#### Problem
Leaving out every picture, retype the lines below from the top through the one that contains "import matplotlib.pyplot as plt".

+++ Dataset content

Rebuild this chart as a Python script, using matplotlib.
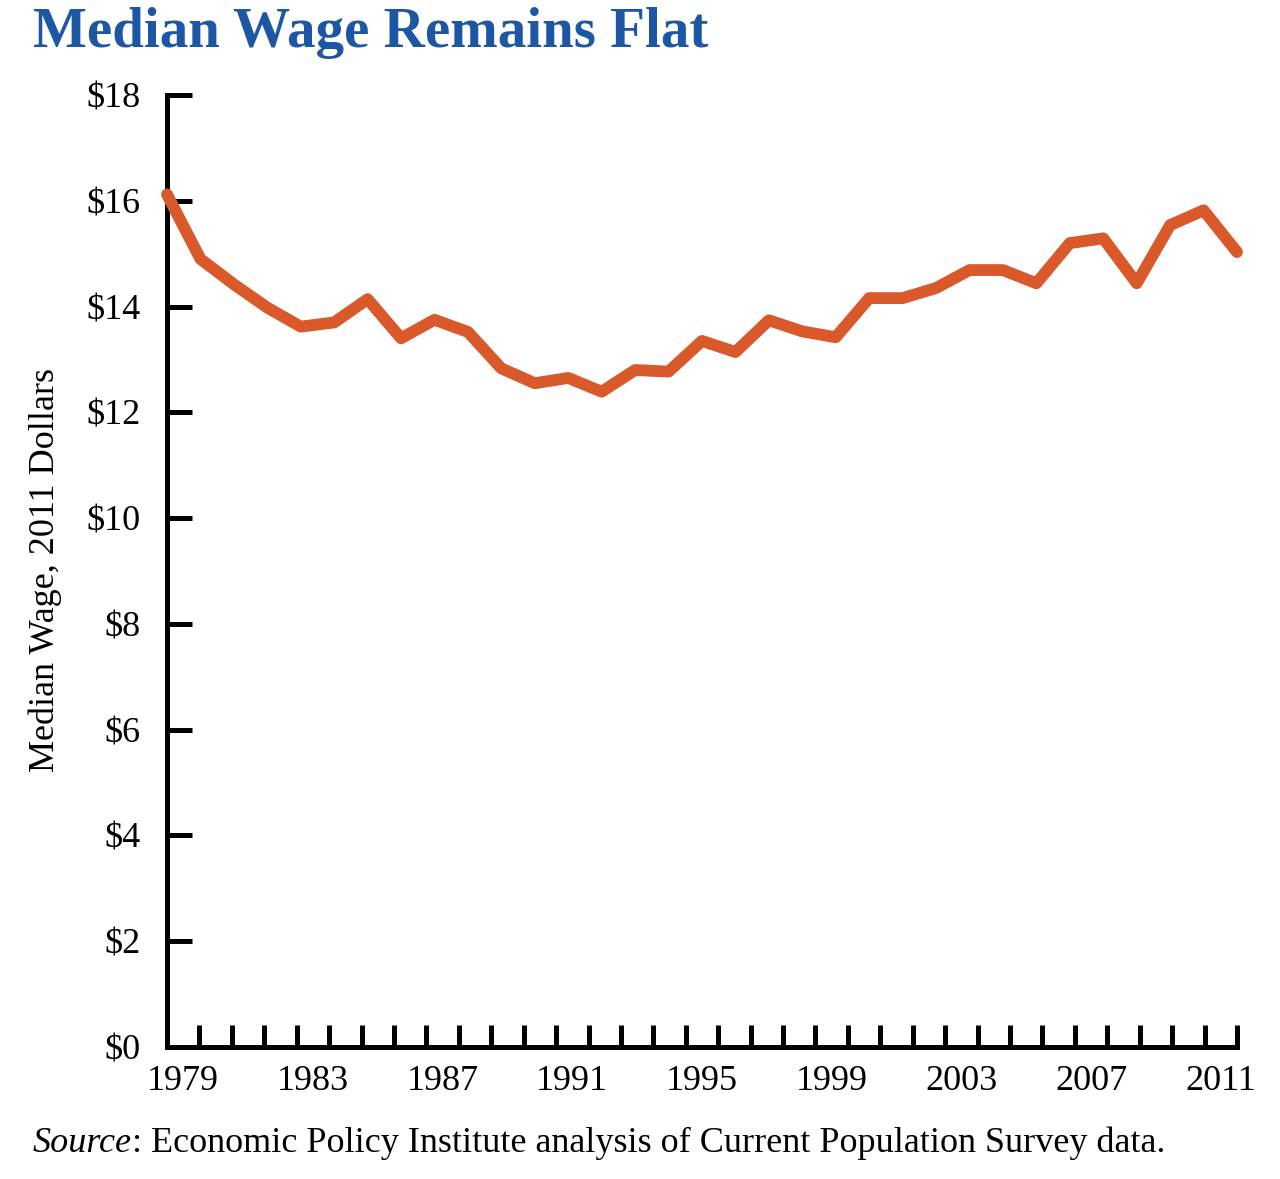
import numpy as np
import matplotlib.pyplot as plt

# Median hourly wage, 2011 dollars
years = list(range(1979, 2012))
wages = [16.12, 14.90, 14.42, 13.98, 13.62, 13.70, 14.14, 13.40, 13.75, 13.52,
         12.83, 12.55, 12.65, 12.39, 12.80, 12.77, 13.35, 13.14, 13.74, 13.53,
         13.42, 14.16, 14.16, 14.35, 14.69, 14.69, 14.44, 15.20, 15.29, 14.44,
         15.54, 15.82, 15.03]
label_years = years[::4]
y_ticks = list(range(0, 19, 2))
y_labels = ["$%d" % v for v in y_ticks]

TITLE = "Median Wage Remains Flat"
YLABEL = "Median Wage, 2011 Dollars"
SOURCE = ": Economic Policy Institute analysis of Current Population Survey data."

LINE_COLOR = "#d9592a"
TITLE_COLOR = "#1d56a3"
SERIF = "Liberation Serif"
FS = 26

plt.rcParams["font.family"] = SERIF

fig = plt.figure(figsize=(12.8, 11.79), dpi=100)
ax = fig.add_axes([167 / 1280, 1 - 1047 / 1179, (1237 - 167) / 1280, (1047 - 95) / 1179])

n = len(years)
x = np.arange(n)
ax.plot(x, wages, color=LINE_COLOR, lw=8.5, solid_capstyle="round",
        solid_joinstyle="round", clip_on=False, zorder=3)

ax.set_xlim(0, n - 1)
ax.set_ylim(0, 18)

# category-style axis: ticks on boundaries, labels centred in each slot
slot = (n - 1) / n
ax.set_xticks([k * slot for k in range(1, n + 1)])
ax.set_xticklabels([])
ax.set_xticks([(years.index(yr) + 0.5) * slot for yr in label_years], minor=True)
ax.set_xticklabels([str(yr) for yr in label_years], minor=True)
ax.tick_params(axis="x", which="major", direction="in", length=16, width=3.6)
ax.tick_params(axis="x", which="minor", length=0, pad=13, labelsize=FS)

ax.set_yticks(y_ticks)
ax.set_yticklabels([s.replace("$", "\\$") for s in y_labels])
ax.tick_params(axis="y", direction="in", length=18, width=3.6, pad=19, labelsize=FS)

for side in ["top", "right"]:
    ax.spines[side].set_visible(False)
for side in ["left", "bottom"]:
    ax.spines[side].set_linewidth(3.6)
    ax.spines[side].set_capstyle("projecting")

fig.text(33 / 1280, 0.994, TITLE, ha="left", va="top", fontsize=41,
         fontweight="bold", color=TITLE_COLOR)
fig.text(45 / 1280, 1 - 570 / 1179, YLABEL, rotation=90, ha="center",
         va="center", fontsize=FS)

src_y = 1 - 1152 / 1179
src = fig.text(33 / 1280, src_y, "Source", style="italic", fontsize=FS,
               ha="left", va="baseline")
fig.canvas.draw()
bb = src.get_window_extent(renderer=fig.canvas.get_renderer())
fig.text(bb.x1 / fig.bbox.width, src_y, SOURCE, fontsize=FS, ha="left",
         va="baseline")

fig.savefig("out.png", dpi=100)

++++++

#### Worked solution
Rebuild this chart as a Python script, using matplotlib.
import numpy as np
import matplotlib.pyplot as plt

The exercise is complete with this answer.